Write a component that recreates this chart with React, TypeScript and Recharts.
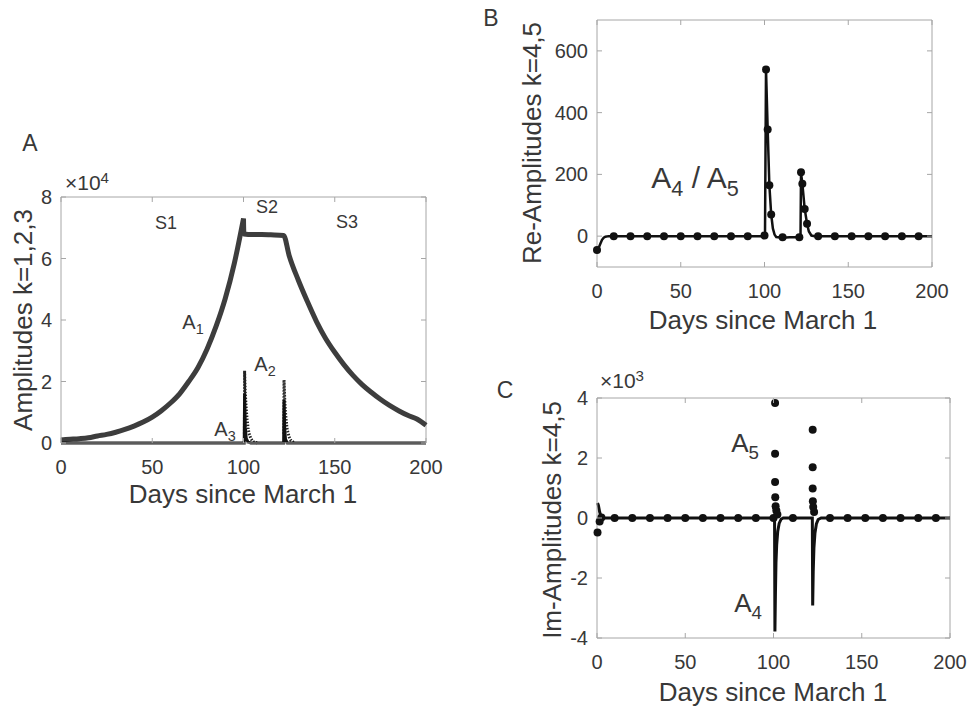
import React from "react";
import { ComposedChart, Line, Scatter, XAxis, YAxis, ReferenceLine } from "recharts";

// ---- data (x = days since March 1) ----
// panel A, values in units of 1e4
const a1Rise: [number, number][] = [
  [0, 0.1], [5, 0.12], [10, 0.14], [15, 0.17], [20, 0.23], [25, 0.28], [30, 0.35],
  [35, 0.44], [40, 0.55], [45, 0.68], [50, 0.84], [55, 1.05], [60, 1.3], [65, 1.6],
  [70, 2.0], [75, 2.45], [80, 3.05], [85, 3.8], [90, 4.7], [95, 5.85], [100, 7.3],
];
const a1Fall: [number, number][] = [
  [100, 7.3], [100.2, 6.8], [105, 6.78], [110, 6.78], [115, 6.77], [122, 6.75], [125, 6.1],
  [130, 5.3], [135, 4.6], [140, 3.95], [145, 3.4], [150, 2.95], [155, 2.55],
  [160, 2.2], [165, 1.9], [170, 1.65], [175, 1.42], [180, 1.22], [185, 1.05],
  [190, 0.9], [195, 0.78], [200, 0.58],
];
const a2First: [number, number][] = [
  [100.5, 0.3], [100.6, 2.35], [101, 1.6], [101.5, 1.1], [102, 0.75], [102.5, 0.5],
  [103, 0.32], [104, 0.15], [105, 0.06], [106, 0.02], [108, 0],
];
const a2Second: [number, number][] = [
  [122.1, 0.3], [122.2, 2.05], [122.6, 1.4], [123, 1.0], [123.5, 0.65], [124, 0.42],
  [125, 0.2], [126, 0.08], [128, 0],
];
const a3Points: [number, number][] = [
  [0, 0], [100.4, 0], [100.6, 1.6], [101, 0.5], [101.5, 0.15], [102.5, 0.03], [104, 0],
  [122, 0], [122.2, 1.4], [122.6, 0.45], [123, 0.13], [124, 0], [200, 0],
];

// panel B, real parts
const reLine: [number, number][] = [
  [0, -45], [1, -38], [2, -25], [3, -12], [4, -5], [5, -2], [7, 0], [100, 0], [100.3, 5],
  [100.9, 540], [101.9, 345], [102.9, 165], [104, 70], [105, 25], [106, 5], [107, -3],
  [110.8, -5], [115, -4], [120.8, -4], [121.5, 0], [121.8, 205], [122.6, 170], [124, 88],
  [125.4, 40], [126.5, 15], [128, 2], [130, 0], [200, 0],
];
const reMarks: [number, number][] = [
  [0, -45], [10, 0], [20, 0], [30, 0], [40, 0], [50, 0], [60, 0], [70, 0], [80, 0], [90, 0],
  [100, 2], [100.9, 540], [101.9, 345], [102.9, 165], [104, 70], [110.8, -4], [120.8, -4],
  [121.8, 207], [122.6, 170], [124, 88], [125.4, 40], [132, 0], [142, 0], [152, 0],
  [162, 0], [172, 0], [182, 0], [192, 0],
];

// panel C, imaginary parts in units of 1e3
const a4Line: [number, number][] = [
  [0.3, 0.5], [0.8, 0.42], [1.5, 0.2], [2.3, 0.05], [3, 0], [100.6, 0], [100.8, -3.78],
  [101.1, -2.5], [101.4, -1.5], [101.8, -0.9], [102.4, -0.45], [103.2, -0.18], [104.3, -0.04],
  [105.5, 0], [122, 0], [122.2, -2.92], [122.5, -1.8], [122.9, -1.0], [123.5, -0.5],
  [124.3, -0.2], [125.3, -0.05], [127, 0], [200, 0],
];
const a5Marks: [number, number][] = [
  [0.3, -0.48], [1.5, -0.12], [2.5, 0.02], [10, 0], [20, 0], [30, 0], [40, 0], [50, 0],
  [60, 0], [70, 0], [80, 0], [90, 0], [100, 0], [100.9, 3.83], [100.9, 2.14], [100.9, 1.2],
  [101, 0.69], [101.2, 0.39], [101.6, 0.25], [102.2, 0.12], [111, 0], [122.2, 2.94],
  [122.2, 1.69], [122.2, 0.98], [122.3, 0.56], [122.5, 0.37], [123, 0.2], [132, 0],
  [142, 0], [152, 0], [162, 0], [172, 0], [182, 0], [192, 0],
];

const dayTicks = [0, 50, 100, 150, 200];
const aTicks = [0, 2, 4, 6, 8];
const bTicks = [0, 200, 400, 600];
const cTicks = [-4, -2, 0, 2, 4];

const FONT = '"Liberation Sans", Arial, Helvetica, sans-serif';
const AXIS = "#a6a6a6";
const TXT = "#383838";

const rows = (pts: [number, number][]) => pts.map(([x, y]) => ({ x, y }));

const makeXTick = (plotH: number) => (props: any) => {
  const { x, y, payload } = props;
  return (
    <g>
      <line x1={x} x2={x} y1={y} y2={y - 5} stroke={AXIS} />
      <line x1={x} x2={x} y1={y - plotH} y2={y - plotH + 5} stroke={AXIS} />
      <text x={x} y={y + 24} textAnchor="middle" dominantBaseline="central" fontSize={20} fill={TXT} fontFamily={FONT}>
        {payload.value}
      </text>
    </g>
  );
};

const makeYTick = (plotW: number) => (props: any) => {
  const { x, y, payload } = props;
  return (
    <g>
      <line x1={x} x2={x + 5} y1={y} y2={y} stroke={AXIS} />
      <line x1={x + plotW - 5} x2={x + plotW} y1={y} y2={y} stroke={AXIS} />
      <text x={x - 9} y={y} textAnchor="end" dominantBaseline="central" fontSize={20} fill={TXT} fontFamily={FONT}>
        {payload.value}
      </text>
    </g>
  );
};

const dot = (props: any) => <circle cx={props.cx} cy={props.cy} r={4} fill="#111" />;

function Txt({ x, y, size, children, rotate }: any) {
  return (
    <div
      style={{
        position: "absolute",
        left: x,
        top: y,
        transform: `translate(-50%, -50%)${rotate ? " rotate(-90deg)" : ""}`,
        fontSize: size,
        lineHeight: 1,
        whiteSpace: "nowrap",
        color: TXT,
        fontFamily: FONT,
      }}
    >
      {children}
    </div>
  );
}

const Sub = ({ children }: any) => (
  <span style={{ fontSize: "0.72em", position: "relative", top: "0.35em" }}>{children}</span>
);
const Sup = ({ children }: any) => (
  <span style={{ fontSize: "0.72em", position: "relative", top: "-0.45em" }}>{children}</span>
);

const lineProps = { dataKey: "y", dot: false, activeDot: false, isAnimationActive: false } as const;

export default function App() {
  return (
    <div style={{ position: "absolute", left: 0, top: 0, width: 971, height: 708, background: "#fff", overflow: "hidden", fontFamily: FONT }}>
      {/* Panel A */}
      <div style={{ position: "absolute", left: 0, top: 170 }}>
        <ComposedChart width={470} height={340} margin={{ top: 27, right: 44, bottom: 0, left: 0 }}>
          <XAxis dataKey="x" type="number" domain={[0, 200]} ticks={dayTicks} height={67}
            stroke={AXIS} tickLine={false} tickSize={0} tickMargin={0} tick={makeXTick(246)} />
          <YAxis dataKey="y" type="number" domain={[0, 8]} ticks={aTicks} width={61}
            stroke={AXIS} tickLine={false} tickSize={0} tickMargin={0} tick={makeYTick(365)} />
          <ReferenceLine y={8} stroke={AXIS} />
          <ReferenceLine x={200} stroke={AXIS} />
          <Line {...lineProps} data={rows(a1Rise)} stroke="#3d3d3d" strokeWidth={5} type="monotone" />
          <Line {...lineProps} data={rows(a1Fall)} stroke="#3d3d3d" strokeWidth={5} type="monotone" />
          <Line {...lineProps} data={rows(a2First)} stroke="#222" strokeWidth={3} strokeDasharray="1.5 1.5" type="linear" />
          <Line {...lineProps} data={rows(a2Second)} stroke="#222" strokeWidth={3} strokeDasharray="1.5 1.5" type="linear" />
          <Line {...lineProps} data={rows(a3Points)} stroke="#111" strokeWidth={3} type="linear" />
        </ComposedChart>
      </div>

      {/* Panel B */}
      <div style={{ position: "absolute", left: 480, top: 0 }}>
        <ComposedChart width={491} height={345} margin={{ top: 20, right: 39, bottom: 0, left: 0 }}>
          <XAxis dataKey="x" type="number" domain={[0, 200]} ticks={dayTicks} height={78}
            stroke={AXIS} tickLine={false} tickSize={0} tickMargin={0} tick={makeXTick(247)} />
          <YAxis dataKey="y" type="number" domain={[-100, 700]} ticks={bTicks} width={117}
            stroke={AXIS} tickLine={false} tickSize={0} tickMargin={0} tick={makeYTick(335)} />
          <ReferenceLine y={700} stroke={AXIS} />
          <ReferenceLine x={200} stroke={AXIS} />
          <Line {...lineProps} data={rows(reLine)} stroke="#111" strokeWidth={2.5} type="linear" />
          <Scatter data={rows(reMarks)} dataKey="y" fill="#111" shape={dot} isAnimationActive={false} />
        </ComposedChart>
      </div>

      {/* Panel C */}
      <div style={{ position: "absolute", left: 480, top: 370 }}>
        <ComposedChart width={491} height={338} margin={{ top: 28, right: 21, bottom: 0, left: 0 }}>
          <XAxis dataKey="x" type="number" domain={[0, 200]} ticks={dayTicks} height={70}
            stroke={AXIS} tickLine={false} tickSize={0} tickMargin={0} tick={makeXTick(240)} />
          <YAxis dataKey="y" type="number" domain={[-4, 4]} ticks={cTicks} width={117}
            stroke={AXIS} tickLine={false} tickSize={0} tickMargin={0} tick={makeYTick(353)} />
          <ReferenceLine y={4} stroke={AXIS} />
          <ReferenceLine x={200} stroke={AXIS} />
          <Line {...lineProps} data={rows(a4Line)} stroke="#111" strokeWidth={3} type="linear" />
          <Scatter data={rows(a5Marks)} dataKey="y" fill="#111" shape={dot} isAnimationActive={false} />
        </ComposedChart>
      </div>

      {/* panel letters */}
      <Txt x={30} y={143} size={23}>A</Txt>
      <Txt x={491} y={18} size={23}>B</Txt>
      <Txt x={505} y={390} size={23}>C</Txt>

      {/* axis titles */}
      <Txt x={243} y={494} size={26}>Days since March 1</Txt>
      <Txt x={23} y={320} size={26} rotate>Amplitudes k=1,2,3</Txt>
      <Txt x={763} y={320} size={26}>Days since March 1</Txt>
      <Txt x={532} y={143} size={26} rotate>Re-Amplitudes k=4,5</Txt>
      <Txt x={773} y={692} size={26}>Days since March 1</Txt>
      <Txt x={552} y={520} size={26} rotate>Im-Amplitudes k=4,5</Txt>

      {/* exponent labels */}
      <Txt x={87} y={182} size={21}>×10<Sup>4</Sup></Txt>
      <Txt x={622} y={380} size={21}>×10<Sup>3</Sup></Txt>

      {/* annotations */}
      <Txt x={166} y={223} size={18}>S1</Txt>
      <Txt x={267} y={207} size={18}>S2</Txt>
      <Txt x={347} y={222} size={18}>S3</Txt>
      <Txt x={193} y={322} size={20}>A<Sub>1</Sub></Txt>
      <Txt x={265} y={364} size={20}>A<Sub>2</Sub></Txt>
      <Txt x={225} y={429} size={20}>A<Sub>3</Sub></Txt>
      <Txt x={695} y={178} size={30}>A<Sub>4</Sub> / A<Sub>5</Sub></Txt>
      <Txt x={745} y={443} size={26}>A<Sub>5</Sub></Txt>
      <Txt x={748} y={603} size={26}>A<Sub>4</Sub></Txt>
    </div>
  );
}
□ □ □ □
* [What you should do]
Up to and including the line with "XAxis, YAxis, ReferenceLine", copy the data above from its first line. Skip pictures.

* [Answer to the task]
Write a component that recreates this chart with React, TypeScript and Recharts.
import React from "react";
import { ComposedChart, Line, Scatter, XAxis, YAxis, ReferenceLine } from "recharts";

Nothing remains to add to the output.